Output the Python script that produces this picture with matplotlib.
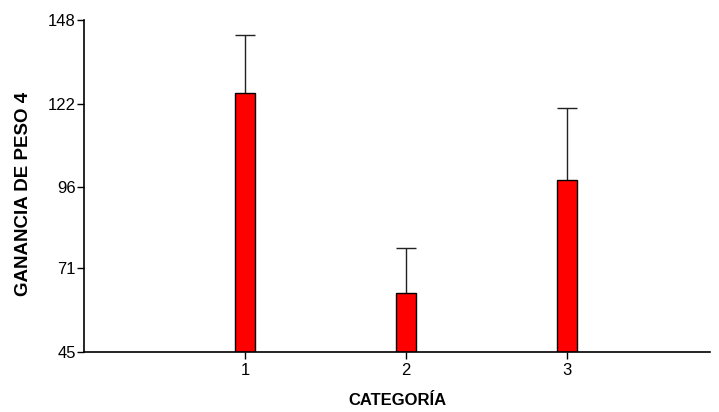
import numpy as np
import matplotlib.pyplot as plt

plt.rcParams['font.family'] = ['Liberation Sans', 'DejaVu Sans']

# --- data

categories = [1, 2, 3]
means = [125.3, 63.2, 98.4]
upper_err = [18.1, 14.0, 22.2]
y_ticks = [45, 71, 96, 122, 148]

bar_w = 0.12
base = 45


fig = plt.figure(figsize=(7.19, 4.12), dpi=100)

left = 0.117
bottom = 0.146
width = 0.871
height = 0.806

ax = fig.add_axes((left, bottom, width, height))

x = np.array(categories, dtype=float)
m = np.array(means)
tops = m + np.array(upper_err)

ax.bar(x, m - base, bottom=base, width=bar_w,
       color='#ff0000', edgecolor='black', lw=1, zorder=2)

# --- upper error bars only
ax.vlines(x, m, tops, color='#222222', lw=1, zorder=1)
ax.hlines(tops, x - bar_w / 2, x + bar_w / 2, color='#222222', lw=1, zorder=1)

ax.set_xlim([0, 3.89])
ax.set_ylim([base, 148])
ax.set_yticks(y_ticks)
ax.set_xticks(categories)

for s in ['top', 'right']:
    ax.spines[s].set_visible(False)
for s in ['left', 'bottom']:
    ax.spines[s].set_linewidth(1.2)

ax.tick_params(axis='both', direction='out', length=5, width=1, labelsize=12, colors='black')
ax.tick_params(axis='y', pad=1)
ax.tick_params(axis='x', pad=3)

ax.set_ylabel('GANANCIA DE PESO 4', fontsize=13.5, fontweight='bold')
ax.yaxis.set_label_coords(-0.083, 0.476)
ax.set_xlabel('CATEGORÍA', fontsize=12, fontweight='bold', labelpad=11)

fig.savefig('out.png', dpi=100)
....
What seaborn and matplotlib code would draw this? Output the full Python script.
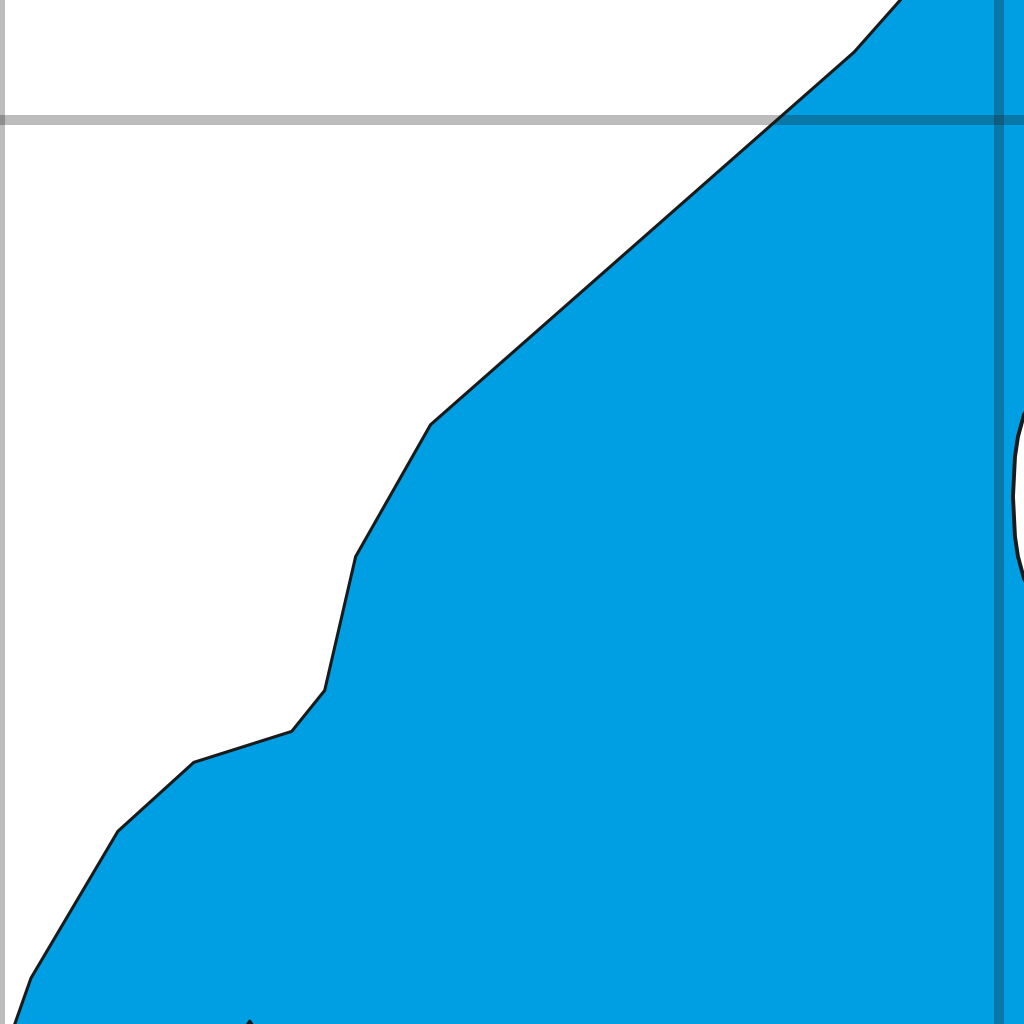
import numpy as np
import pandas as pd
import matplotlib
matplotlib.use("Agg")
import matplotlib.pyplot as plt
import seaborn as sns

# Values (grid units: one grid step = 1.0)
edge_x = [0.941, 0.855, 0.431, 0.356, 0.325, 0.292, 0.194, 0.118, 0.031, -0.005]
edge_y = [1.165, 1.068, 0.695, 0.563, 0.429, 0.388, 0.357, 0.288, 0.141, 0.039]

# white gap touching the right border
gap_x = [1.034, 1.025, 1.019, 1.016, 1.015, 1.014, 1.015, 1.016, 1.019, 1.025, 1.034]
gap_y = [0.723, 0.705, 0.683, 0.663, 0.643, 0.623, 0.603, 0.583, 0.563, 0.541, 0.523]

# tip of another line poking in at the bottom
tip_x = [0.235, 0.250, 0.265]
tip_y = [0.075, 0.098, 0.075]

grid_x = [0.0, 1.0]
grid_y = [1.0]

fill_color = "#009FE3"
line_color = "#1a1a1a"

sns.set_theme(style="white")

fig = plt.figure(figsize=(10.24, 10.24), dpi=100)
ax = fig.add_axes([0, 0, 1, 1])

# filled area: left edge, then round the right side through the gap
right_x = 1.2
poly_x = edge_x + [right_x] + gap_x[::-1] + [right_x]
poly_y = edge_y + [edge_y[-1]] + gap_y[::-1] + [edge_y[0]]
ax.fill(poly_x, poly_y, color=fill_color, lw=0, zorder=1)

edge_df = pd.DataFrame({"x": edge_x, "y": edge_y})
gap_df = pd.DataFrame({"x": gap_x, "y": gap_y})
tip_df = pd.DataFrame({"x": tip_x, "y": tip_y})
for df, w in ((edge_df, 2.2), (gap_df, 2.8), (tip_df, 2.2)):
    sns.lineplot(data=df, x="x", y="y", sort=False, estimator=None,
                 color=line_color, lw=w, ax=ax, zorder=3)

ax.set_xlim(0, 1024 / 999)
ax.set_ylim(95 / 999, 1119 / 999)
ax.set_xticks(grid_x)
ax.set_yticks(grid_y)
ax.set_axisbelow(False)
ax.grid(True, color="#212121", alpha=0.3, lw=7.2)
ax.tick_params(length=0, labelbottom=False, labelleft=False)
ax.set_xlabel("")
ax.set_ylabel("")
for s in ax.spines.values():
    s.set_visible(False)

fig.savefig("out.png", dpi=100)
....
**WHAT YOU ARE ASKED TO DO:**
Pictures in the material above should be skipped; print exactly the lines from the one with "Output the Python" through the one with "fig.savefig('out.png', dpi=100)".

**TASK RESULT:**
Output the Python script that produces this picture with matplotlib.
import numpy as np
import matplotlib.pyplot as plt

plt.rcParams['font.family'] = ['Liberation Sans', 'DejaVu Sans']

# --- data

categories = [1, 2, 3]
means = [125.3, 63.2, 98.4]
upper_err = [18.1, 14.0, 22.2]
y_ticks = [45, 71, 96, 122, 148]

bar_w = 0.12
base = 45


fig = plt.figure(figsize=(7.19, 4.12), dpi=100)

left = 0.117
bottom = 0.146
width = 0.871
height = 0.806

ax = fig.add_axes((left, bottom, width, height))

x = np.array(categories, dtype=float)
m = np.array(means)
tops = m + np.array(upper_err)

ax.bar(x, m - base, bottom=base, width=bar_w,
       color='#ff0000', edgecolor='black', lw=1, zorder=2)

# --- upper error bars only
ax.vlines(x, m, tops, color='#222222', lw=1, zorder=1)
ax.hlines(tops, x - bar_w / 2, x + bar_w / 2, color='#222222', lw=1, zorder=1)

ax.set_xlim([0, 3.89])
ax.set_ylim([base, 148])
ax.set_yticks(y_ticks)
ax.set_xticks(categories)

for s in ['top', 'right']:
    ax.spines[s].set_visible(False)
for s in ['left', 'bottom']:
    ax.spines[s].set_linewidth(1.2)

ax.tick_params(axis='both', direction='out', length=5, width=1, labelsize=12, colors='black')
ax.tick_params(axis='y', pad=1)
ax.tick_params(axis='x', pad=3)

ax.set_ylabel('GANANCIA DE PESO 4', fontsize=13.5, fontweight='bold')
ax.yaxis.set_label_coords(-0.083, 0.476)
ax.set_xlabel('CATEGORÍA', fontsize=12, fontweight='bold', labelpad=11)

fig.savefig('out.png', dpi=100)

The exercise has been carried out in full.